‘Jack the Ripper! Jack the Ripper! Lynch him!’ The cry was started by a few and taken up by hundreds.
Behind us as I ran I could hear the tramp of hundreds of feet.
Stacey and I dashed in after him. He led us up the stairs and into a bedroom where we grabbed him just as he was making his way through a back window.
I was done in. So was Stacey. Now for a rough time, I thought. ‘Squibby’ had never been known to be arrested without the most violent resistance.
However, Squibby was terrified of the howling mob that had gathered outside. The trembling Squibby put himself in the hands of Dew and Stacey, who now had to get him back to the safety of the nearest police station.
I told him we would do what we could, but I have often wondered what would have happened had not a number of uniformed police officers followed and, as I discovered afterwards, with great difficulty held the door of the house in which we were marooned.
Precautions had also been taken against a demonstration of mob law. Urgent messages had been sent to the surrounding police stations – Leman Street and Commercial Street – and soon reinforcements of uniformed police arrived on the scene.
The baffled crowd became more bloodthirsty than ever. The very precautions the police were taking confirmed them in their conviction that the man whose life they were demanding could be none other than the East End Terror.
Presently, however, the yells of the crowd became more subdued, and I ventured down to the front door of the hovel into which our prisoner had led us. The sight I saw filled me with relief. Scores of lusty policemen were clearing a space in front of the house.
On emerging into Flower-and-Dean Street I realized that our dangers were far from over. At the sight of the little man being shepherded by a posse of police officers the mob seemed to go mad.
They made one mad, concerted rush which threatened for a time to break down the police barrier. Their cries became louder than ever, filthy epithets being intermixed with the demands for ‘Squibby’s’ summary execution.
One thoughtful young constable solved our immediate problem by getting a four-wheeled cab from Aldgate into which we bundled our prisoner and proceeded with the police forming a ‘guard of honour’.
At last it seemed that our troubles were over. But, oh dear, no! Several ugly rushes were made at the cab, and more than once it came within an ace of being over-turned.
A big, burly inspector named Babbington came to our rescue. He suggested that we should be much safer on foot than in our precarious vehicle, and with this I agreed. So out we scrambled, just along Spitalfields Market.
The whole of Commercial Street was now packed by a yelling, hooting mob of frenzied people. Some, I have no doubt, regarded the opportunity as a heaven-sent one to have a go at the police.
A lane was formed all the way to Commercial Street police station, and after what seemed to me an interminable time, and likewise I am sure to ‘Squibby’, we fought our way into the grimy-looking building which for once looked really beautiful to me.

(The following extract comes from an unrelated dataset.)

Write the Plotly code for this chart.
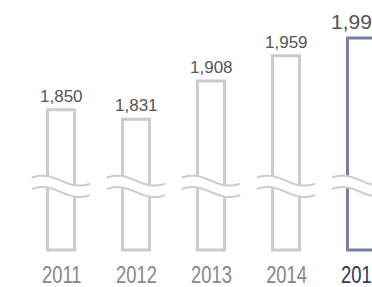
import numpy as np
import plotly.graph_objects as go

years = ["2011", "2012", "2013", "2014", "2015"]
values = [1850, 1831, 1908, 1959, 1995]
value_labels = ["1,850", "1,831", "1,908", "1,959", "1,995"]
highlight = "2015"

GRAY = "#cccccc"
BLUE = "#76829f"
NAVY = "#2c3a5e"
BASE = 1567
BREAK_UP, BREAK_LO, AMP = 1707, 1684, 10

xs = list(range(len(years)))
line_colors = [BLUE if y == highlight else GRAY for y in years]

fig = go.Figure()
fig.add_trace(go.Bar(
    x=xs, y=[v - BASE for v in values], base=BASE, width=0.36,
    marker=dict(color="rgba(255,255,255,0)", line=dict(color=line_colors, width=3)),
    hoverinfo="skip",
))

shapes = []
for i in xs:
    t = np.linspace(-0.39, 0.39, 60)
    wave = -AMP * np.sin(np.pi * t / 0.4933)
    up = [(i + a, BREAK_UP + w) for a, w in zip(t, wave)]
    lo = [(i + a, BREAK_LO + w) for a, w in zip(t, wave)]
    fill = "M " + " L ".join(f"{px},{py}" for px, py in up + lo[::-1]) + " Z"
    shapes.append(dict(type="path", path=fill, xref="x", yref="y",
                       fillcolor="white", line=dict(width=0), layer="above"))
    for pts in (up, lo):
        p = "M " + " L ".join(f"{px},{py}" for px, py in pts)
        shapes.append(dict(type="path", path=p, xref="x", yref="y",
                           line=dict(color=GRAY, width=2), layer="above"))

annotations = []
# year labels first (indices 0..4) – condensed in post_script
for i, y in enumerate(years):
    hi = y == highlight
    annotations.append(dict(
        x=i, y=-0.0913, xref="x", yref="paper", text=y, showarrow=False,
        yanchor="middle", xanchor="center",
        font=dict(family="Liberation Sans, Arial, sans-serif", size=23,
                  color=NAVY if hi else "#888888"),
    ))
for i, (y, v, lab) in enumerate(zip(years, values, value_labels)):
    hi = y == highlight
    annotations.append(dict(
        x=i, y=v, xref="x", yref="y", text=lab, showarrow=False,
        yanchor="bottom", yshift=2 if not hi else 3, xshift=0 if not hi else -4,
        font=dict(family="Liberation Sans, Arial, sans-serif", size=21 if hi else 17,
                  color="#555555"),
    ))

fig.update_layout(
    width=372, height=287,
    margin=dict(l=0, r=0, t=0, b=35),
    paper_bgcolor="white", plot_bgcolor="white",
    showlegend=False,
    shapes=shapes, annotations=annotations,
    xaxis=dict(range=[-0.8133, 4.1467], showticklabels=False,
               showgrid=False, zeroline=False, showline=False),
    yaxis=dict(range=[1563, 2071.6], visible=False, showgrid=False, zeroline=False),
)

post = """
document.body.style.margin='0';
var gd=document.getElementById('{plot_id}');
function squeeze(){
  for(var k=0;k<%d;k++){
    var t=gd.querySelector('.annotation[data-index="'+k+'"] text');
    if(!t) continue;
    var tr=t.getAttribute('data-orig-tr');
    if(tr===null){tr=t.getAttribute('transform')||''; t.setAttribute('data-orig-tr',tr);}
    t.setAttribute('transform', tr);
    var b=t.getBBox(); var cx=b.x+b.width/2;
    t.setAttribute('transform', tr+' translate('+cx+',0) scale(0.8,1) translate('+(-cx)+',0)');
  }
}
squeeze();
gd.on('plotly_afterplot', squeeze);
""" % len(years)

fig.write_html("out.html", config={"displayModeBar": False}, post_script=post)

The station is, or was, an island. It was immediately surrounded by the mob, now more infuriated than ever because the man they believed to be the ‘Ripper’ had been delivered safely at the police station.
Even now they did not abandon hope of taking the law into their own hands. The police station was attacked again and again, and it was only the indomitable pluck of the men in blue which prevented an innocent man being crucified. There were many sore heads in Commercial Street that day.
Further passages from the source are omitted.